Carlson's assessment and the imminent USGS report come as the Capital Area Ground Water Conservation Commission is about to take the next step Monday in creating a 50-year strategic plan to manage the region's groundwater sources and respond to the salt water intrusion problem. Part of that task will be assessing the state of the science and the future water demand on the aquifer.
Critics say the state panel hasn't done enough to limit the pumping that abets the intrusion. Environmentalists have also argued that industrial users should be forced to switch to water from the Mississippi River and reserve the groundwater for the public; industries have pointed to the need for a more broadly shared solution.
With help from the Water Institute of the Gulf, the commission has been refining big-picture objectives over the past several months. Those could include developing surface water sources for some aquifer users, restrictions on groundwater use by the type of user, and conservation programs for the general public.

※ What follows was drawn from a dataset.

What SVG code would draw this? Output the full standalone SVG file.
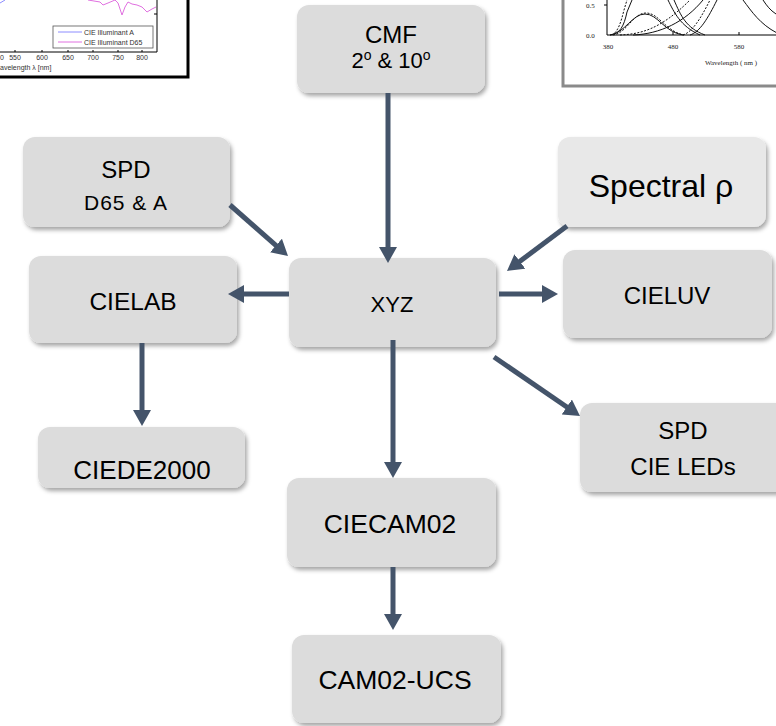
<svg xmlns="http://www.w3.org/2000/svg" width="776" height="726" viewBox="0 0 776 726">
<defs>
<filter id="sh" x="-10%" y="-10%" width="125%" height="130%">
<feDropShadow dx="2" dy="3" stdDeviation="2" flood-color="#000" flood-opacity="0.35"/>
</filter>
<marker id="ah" markerUnits="userSpaceOnUse" viewBox="0 0 16 18" refX="4" refY="9" markerWidth="16" markerHeight="18" orient="auto">
<path d="M0,0 L16,9 L0,18 z" fill="#44546a"/>
</marker>
<style>
.box{fill:#dcdcdc;filter:url(#sh)}
.lt{fill:#e8e8e8}
.t{font-family:"Liberation Sans",Arial,sans-serif;fill:#000;text-anchor:middle}
.c{stroke:#44546a;stroke-width:5;fill:none;marker-end:url(#ah)}
.ax{stroke:#000;stroke-width:1;fill:none}
.s1{font-family:"Liberation Sans",Arial,sans-serif;font-size:7px;fill:#333}
.s2{font-family:"Liberation Serif","Times New Roman",serif;font-size:7px;fill:#222}
.cv{stroke:#111;stroke-width:1;fill:none}
.cd{stroke:#111;stroke-width:1;fill:none;stroke-dasharray:2,1.5}
</style>
</defs>
<rect width="776" height="726" fill="#fff"/>

<g id="chart-illuminants">
<rect x="-5" y="-5" width="193" height="82" fill="#fff" stroke="#000" stroke-width="3"/>
<path class="ax" d="M0,52 H157 V0"/>
<path class="ax" d="M154,14 H157 M15,52 V50 M42,52 V50 M68,52 V50 M93,52 V50 M118,52 V50 M142,52 V50"/>
<path d="M0,3 L5,0" stroke="#8c8cff" stroke-width="1" fill="none"/>
<path d="M88,0 L100,2 L103,5 L108,3 L115,0 L118,3 L122,15 L125,7 L128,2 L132,4 L137,5 L142,7 L147,12 L152,9 L156,7" stroke="#e070e0" stroke-width="1" fill="none"/>
<rect x="53" y="26" width="100" height="22" fill="#fff" stroke="#555" stroke-width="0.8"/>
<line x1="58" y1="32" x2="82" y2="32" stroke="#8c8cff" stroke-width="1"/>
<line x1="58" y1="42" x2="82" y2="42" stroke="#e070e0" stroke-width="1"/>
<text class="s1" x="84" y="35">CIE Illuminant A</text>
<text class="s1" x="84" y="45">CIE Illuminant D65</text>
<g class="s1" text-anchor="middle">
<text x="2" y="60">0</text>
<text x="15" y="60">550</text>
<text x="42" y="60">600</text>
<text x="68" y="60">650</text>
<text x="93" y="60">700</text>
<text x="118" y="60">750</text>
<text x="142" y="60">800</text>
</g>
<text class="s1" x="0" y="70">avelength λ [nm]</text>
</g>

<g id="chart-cmf">
<rect x="563" y="-5" width="220" height="91" fill="#fff" stroke="#8a8a8a" stroke-width="3"/>
<path class="ax" d="M607,0 V35 H776"/>
<path class="ax" d="M604,5 H607 M673,35 V32 M739,35 V32"/>
<path class="cv" d="M610,35 C620,34 624,26 627,12 L632,0"/>
<path class="cd" d="M612,35 C618,32 621,22 624,10 L627,0"/>
<path class="cv" d="M610,35 C625,33 632,14 645,14 C658,14 664,32 683,35"/>
<path class="cd" d="M613,35 C627,33 633,13 646,13 C659,13 665,31 684,35"/>
<path class="cv" d="M668,0 C674,12 680,26 700,35"/>
<path class="cv" d="M674,0 C681,16 686,28 705,35"/>
<path class="cd" d="M620,35 C640,34 660,30 690,0"/>
<path class="cv" d="M633,35 C660,34 685,22 703,0"/>
<path class="cd" d="M683,35 C692,32 700,20 710,0"/>
<path class="cv" d="M690,35 C700,32 708,18 717,0"/>
<path class="cv" d="M743,0 C752,12 760,24 777,33"/>
<path class="cv" d="M763,0 C767,6 770,10 776,14"/>
<text class="s2" x="586" y="8">0.5</text>
<text class="s2" x="586" y="38">0.0</text>
<g class="s2" text-anchor="middle">
<text x="608" y="49">380</text>
<text x="673" y="49">480</text>
<text x="739" y="49">580</text>
<text x="731" y="65">Wavelength ( nm )</text>
</g>
</g>

<g id="node-cmf">
<rect class="box" x="297" y="5" width="188" height="88" rx="12"/>
<text class="t" x="391" y="43" font-size="24">CMF</text>
<text class="t" x="391" y="68" font-size="22">2<tspan dy="-8" font-size="14">o</tspan><tspan dy="8"> &amp; 10</tspan><tspan dy="-8" font-size="14">o</tspan></text>
</g>
<g id="node-spd-d65">
<rect class="box" x="23" y="137" width="207" height="90" rx="12"/>
<text class="t" x="126" y="178" font-size="24">SPD</text>
<text class="t" x="126" y="210" font-size="21" letter-spacing="1">D65 &amp; A</text>
</g>
<g id="node-spectral">
<rect class="box lt" x="558" y="137" width="208" height="90" rx="12"/>
<text class="t" x="661" y="197" font-size="32">Spectral ρ</text>
</g>
<g id="node-cielab">
<rect class="box" x="29" y="256" width="208" height="87" rx="12"/>
<text class="t" x="133" y="310" font-size="24.5">CIELAB</text>
</g>
<g id="node-xyz">
<rect class="box" x="289" y="258" width="207" height="89" rx="12"/>
<text class="t" x="392" y="312" font-size="22">XYZ</text>
</g>
<g id="node-cieluv">
<rect class="box" x="563" y="250" width="209" height="88" rx="12"/>
<text class="t" x="667" y="304" font-size="24">CIELUV</text>
</g>
<g id="node-ciede2000">
<rect class="box" x="38" y="427" width="207" height="61" rx="12"/>
<text class="t" x="142" y="479" font-size="26">CIEDE2000</text>
</g>
<g id="node-spd-leds">
<rect class="box" x="580" y="403" width="210" height="89" rx="12"/>
<text class="t" x="683" y="439" font-size="24">SPD</text>
<text class="t" x="683" y="475" font-size="24">CIE LEDs</text>
</g>
<g id="node-ciecam02">
<rect class="box" x="287" y="478" width="209" height="89" rx="12"/>
<text class="t" x="390" y="533" font-size="26.5">CIECAM02</text>
</g>
<g id="node-cam02ucs">
<rect class="box" x="292" y="635" width="209" height="88" rx="12"/>
<text class="t" x="395" y="689" font-size="26.5">CAM02-UCS</text>
</g>

<g id="connectors">
<line class="c" x1="388" y1="93" x2="388" y2="251"/>
<line class="c" x1="230" y1="205" x2="279" y2="248.1"/>
<line class="c" x1="567" y1="226" x2="516.6" y2="263.8"/>
<line class="c" x1="289" y1="294" x2="240" y2="294"/>
<line class="c" x1="499" y1="294" x2="546" y2="294"/>
<line class="c" x1="142" y1="343" x2="142" y2="414"/>
<line class="c" x1="393" y1="340" x2="393" y2="466"/>
<line class="c" x1="494" y1="357" x2="570.1" y2="409.2"/>
<line class="c" x1="393" y1="567" x2="393" y2="618"/>
</g>
</svg>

Carlson's assessment received some pushback from a groundwater commissioner Tuesday who suggested that the raw water supply has never been the issue. The salt water intruding across the Baton Rouge Fault and encroaching on key drinking water wells in the city and the industrial supply wells north of the State Capitol has been the issue.
That threat has confronted the commission with a political decision about whether to move that infrastructure north or find other water sources that will help reduce overall pumping demand to slow or halt the salt water intrusion, the commissioner said.
"We could go up to East Feliciana (Parish) and probably pump, you know, as much water as we want, but how much is it going cost to get that down here versus there is a big river right across the way — which one is more feasible economically?" said Matthew Reonas, a state Office of Conservation employee who is the state agency's representative on the commission. "So, those become political and social questions."
Other commissioners, like Mark Walton, have advocated for scavenger wells that intercept the salt water movement and send it deeper underground or into the Mississippi. Baton Rouge Water Co. has used one to protect some of its water wells; the commission is investigating another in Baton Rouge.
While often envisioned as large underground pools of water, groundwater aquifers are no such thing. They are made up layers of sand, clay and rock.
Like strawberry syrup inside a snowball of freshly shaved ice, the groundwater is held in the tiny air spaces among the granules of earth. Wells drilled into the ground are the snowball's straw.
The Southern Hills Aquifer is made up of ten earthen layers, often called sands, stacked on top of one another between 400 feet and 2,800 feet deep.
Though they are collectively referred to as the "aquifer," the sands are individual water sources and are thought to be sealed off by clay.
The aquifer also spreads across the Florida Parishes and parts of the west bank, though Carlson only focused on East Baton Rouge Parish.
Carlson's estimate of supply is a rough tally, given wide variation on what's in the ground. Experts know that the aquifer naturally recharges, but Carlson said he intentionally left that out of his calculations to create a conservative estimate.
Hydrologists know that the aquifer naturally recharges its supply, but experts working for the groundwater commission said they also expected pumping demand to rise in the coming decades.